For some creatures, the magnetic field that hugs our planet serves as a compass for navigation or orientation.
Migratory birds, sea turtles and certain types of bacteria are counted among the species with this built-in navigation system. But what about humans? According to a new study, humans can also sense Earth’s magnetic field.
The new study, published today (March 18) in the journal eNeuro, provides the first direct evidence, from brain scans, that humans can do so, likely through magnetic particles scattered around the brain.
The ability to detect the magnetic field, called magnetoreception, was first suggested to exist in humans back in the 1980s. But subsequent studies of the brain, from the 1990s, didn’t find evidence of the ability.
But with access to new data analysis techniques, an international group of researchers decided to take another look.
To study whether humans can sense the magnetic field, 34 adults were asked to sit in a dark test chamber adorned with large, square coils.

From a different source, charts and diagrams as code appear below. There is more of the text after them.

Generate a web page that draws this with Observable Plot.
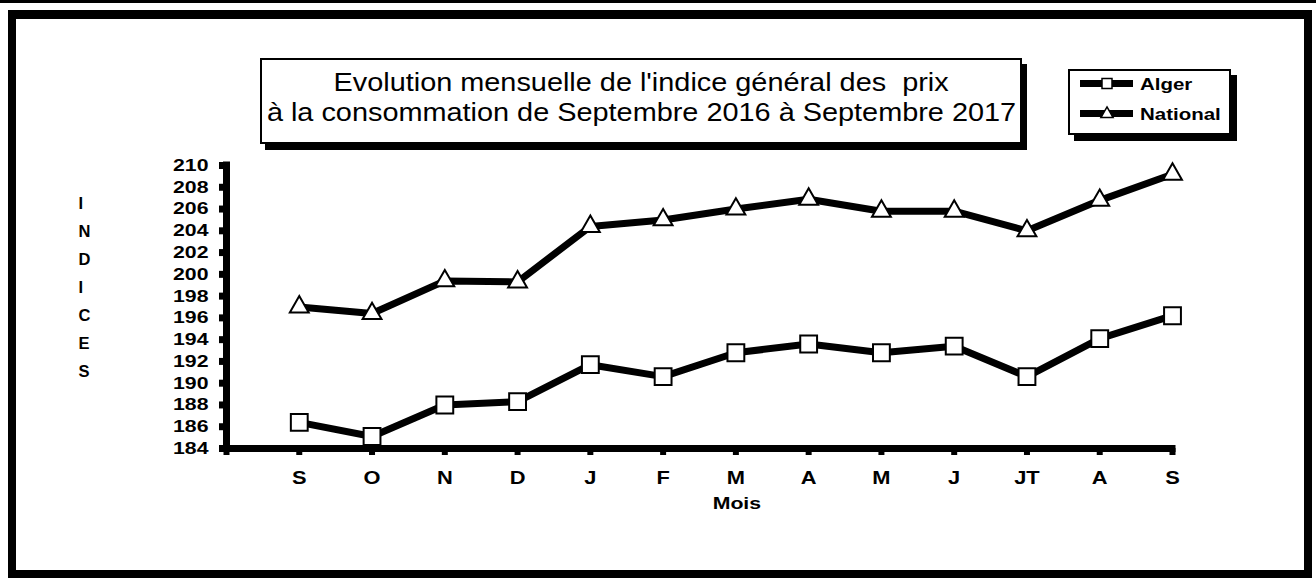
<!DOCTYPE html>
<html>
<head>
<meta charset="utf-8">
<script src="https://cdn.jsdelivr.net/npm/d3@7"></script>
<script src="https://cdn.jsdelivr.net/npm/@observablehq/plot@0.6"></script>
<style>
  html, body { margin: 0; padding: 0; background: #fff; }
  body { width: 1316px; height: 578px; position: relative; overflow: hidden; font-family: "Liberation Sans", Arial, sans-serif; }
  #topbar { position: absolute; left: 0; top: 0; width: 1316px; height: 3px; background: #000; }
  #frame { position: absolute; left: 8px; top: 10px; width: 1304px; height: 568px; box-sizing: border-box; border: 8px solid #000; border-top-width: 9px; }
  #chart { position: absolute; left: 0; top: 0; }
  #title { position: absolute; left: 260px; top: 58px; width: 762px; height: 86px; box-sizing: border-box; border: 2px solid #000; background: #fff; box-shadow: 5px 6px 0 #000; padding-top: 7px; }
  #title div { height: 30px; line-height: 30px; font-size: 26px; text-align: center; white-space: pre; }
  #title span { display: inline-block; transform: scaleX(1.11); transform-origin: center; }
  #legend { position: absolute; left: 1068px; top: 69px; width: 163px; height: 66px; box-sizing: border-box; border: 2px solid #000; background: #fff; box-shadow: 6px 6px 0 #000; }
  #legend svg { position: absolute; left: 0; top: 0; }
  #legend .lab { position: absolute; left: 70px; font-weight: bold; font-size: 16.5px; line-height: 20px; transform: scaleX(1.24); transform-origin: left center; white-space: nowrap; }
</style>
</head>
<body>
<div id="topbar"></div>
<div id="frame"></div>
<div id="chart"></div>
<div id="title"></div>
<div id="legend"></div>
<script>
// ---- data ----
const months = ["S", "O", "N", "D", "J", "F", "M", "A", "M", "J", "JT", "A", "S"];
const alger = [186.4, 185.1, 188.0, 188.3, 191.7, 190.6, 192.8, 193.6, 192.8, 193.4, 190.6, 194.1, 196.2];
const national = [197.0, 196.4, 199.4, 199.3, 204.4, 205.0, 206.0, 206.9, 205.8, 205.8, 204.0, 206.8, 209.2];
const seriesNames = ["Alger", "National"];
const yTicks = [184, 186, 188, 190, 192, 194, 196, 198, 200, 202, 204, 206, 208, 210];
const titleLines = ["Evolution mensuelle de l'indice général des  prix", "à la consommation de Septembre 2016 à Septembre 2017"];
const yTitle = "INDICES";
const xTitle = "Mois";

const rowsA = alger.map((v, i) => ({pos: i + 1, month: months[i], value: v, series: seriesNames[0]}));
const rowsN = national.map((v, i) => ({pos: i + 1, month: months[i], value: v, series: seriesNames[1]}));
const xTickPos = d3.range(0, months.length + 1);

const font = "'Liberation Sans', Arial, sans-serif";

const chart = Plot.plot({
  width: 1316,
  height: 578,
  marginLeft: 226,
  marginRight: 144,
  marginTop: 165,
  marginBottom: 130,
  x: {domain: [0, months.length], axis: null},
  y: {domain: [yTicks[0], yTicks[yTicks.length - 1]], axis: null},
  style: {background: "transparent", fontFamily: font, overflow: "visible", color: "#000"},
  marks: [
    Plot.axisY({ticks: yTicks, tickSize: 7, strokeWidth: 7, tickPadding: 11, fontSize: 17, fontWeight: "bold", label: null, anchor: "left"}),
    Plot.axisX({ticks: xTickPos, tickSize: 7, strokeWidth: 6, tickPadding: 16, fontSize: 17.5, fontWeight: "bold", label: null, anchor: "bottom",
      tickFormat: (d) => d === 0 ? "" : months[d - 1]}),
    Plot.ruleX([0], {y1: yTicks[0], y2: yTicks[yTicks.length - 1], stroke: "#000", strokeWidth: 7, strokeLinecap: "square"}),
    Plot.ruleY([yTicks[0]], {x1: 0, x2: months.length, stroke: "#000", strokeWidth: 7, strokeLinecap: "square"}),
    Plot.line(rowsA, {x: "pos", y: "value", stroke: "#000", strokeWidth: 7}),
    Plot.line(rowsN, {x: "pos", y: "value", stroke: "#000", strokeWidth: 7}),
    Plot.dot(rowsA, {x: "pos", y: "value", symbol: "square", r: 9.5, fill: "#fff", stroke: "#000", strokeWidth: 2}),
    Plot.dot(rowsN, {x: "pos", y: "value", symbol: "triangle", r: 7, fill: "#fff", stroke: "#000", strokeWidth: 2}),
    Plot.text([xTitle], {x: 7, y: yTicks[0], dx: 1, dy: 55, text: (d) => d, fontSize: 17, fontWeight: "bold", fill: "#000"}),
    Plot.text([yTitle], {frameAnchor: "left", dx: -148, dy: -23, text: (d) => d.split("").join("\n"), lineHeight: 1.7, fontSize: 16.5, fontWeight: "bold", fill: "#000", className: "ytitle"})
  ]
});

// Horizontal stretch of the axis texts to match the reference's wide lettering
chart.querySelectorAll("text").forEach((t) => {
  if (t.closest(".ytitle")) return;
  const tr = t.getAttribute("transform");
  if (tr) t.setAttribute("transform", tr + " scale(1.25,1)");
  else {
    const x = +(t.getAttribute("x") || 0), y = +(t.getAttribute("y") || 0);
    t.removeAttribute("x"); t.removeAttribute("y");
    t.setAttribute("transform", `translate(${x},${y}) scale(1.25,1)`);
  }
});
document.getElementById("chart").appendChild(chart);

// Title box
const title = document.getElementById("title");
titleLines.forEach((l) => {
  const div = document.createElement("div");
  const span = document.createElement("span");
  span.textContent = l;
  div.appendChild(span);
  title.appendChild(div);
});

// Legend
const legend = document.getElementById("legend");
const ns = "http://www.w3.org/2000/svg";
const lsvg = document.createElementNS(ns, "svg");
lsvg.setAttribute("width", 159);
lsvg.setAttribute("height", 62);
const rowY = [12.5, 42.5];
seriesNames.forEach((name, i) => {
  const y = rowY[i];
  const line = document.createElementNS(ns, "line");
  line.setAttribute("x1", 10); line.setAttribute("x2", 63);
  line.setAttribute("y1", y); line.setAttribute("y2", y);
  line.setAttribute("stroke", "#000"); line.setAttribute("stroke-width", 7);
  lsvg.appendChild(line);
  const sym = document.createElementNS(ns, "path");
  const size = i === 0 ? 100 : 64;
  sym.setAttribute("d", d3.symbol(i === 0 ? d3.symbolSquare : d3.symbolTriangle, size)());
  sym.setAttribute("transform", `translate(37,${y + (i === 0 ? 0 : 0.5)})`);
  sym.setAttribute("fill", "#fff"); sym.setAttribute("stroke", "#000"); sym.setAttribute("stroke-width", 1.5);
  lsvg.appendChild(sym);
  const lab = document.createElement("div");
  lab.className = "lab";
  lab.style.top = (y - 10) + "px";
  lab.textContent = name;
  legend.appendChild(lab);
});
legend.appendChild(lsvg);
</script>
</body>
</html>
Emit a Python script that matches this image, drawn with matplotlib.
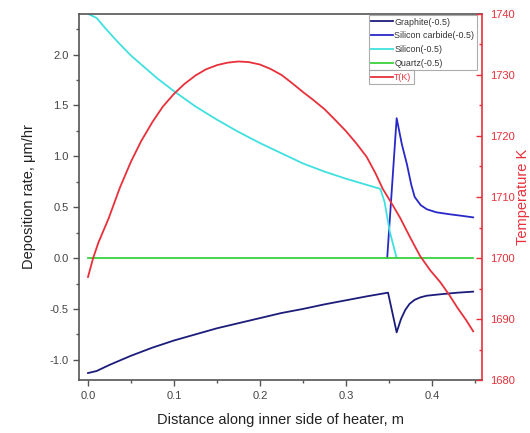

Electric currents traveled through these coils, changing the magnetic field in the chamber..
The intensity of this magnetic field was about the same as the one that surrounds our planet, said lead study author Connie Wang, a doctoral student at the California Institute of Technology. For comparison, it’s about 100,000 times weaker than the ones created by MRI machines, Wang noted.
The participants were told to relax and close their eyes while the researchers manipulated the magnetic field around them. During the experiment, electroencephalogram (EEG) machines measured a type of brainwave called an alpha wave. Alpha waves are known to decrease in amplitude when the brain picks up a signal, whether it be sight, sound … or something magnetic.
Of the 34 participants, brain scans from four individuals showed strong reactions to one change in the magnetic field: a shift from northeast to northwest. This shift would be the same as a person outside the chamber shifting their head quickly from left to right, except the head moves through the static magnetic field rather than the field moving around it.
In the four individuals, alpha brain waves decreased in amplitude by as much as 60 percent. But they responded only when the field shifted from northeast to northwest — not in the other direction.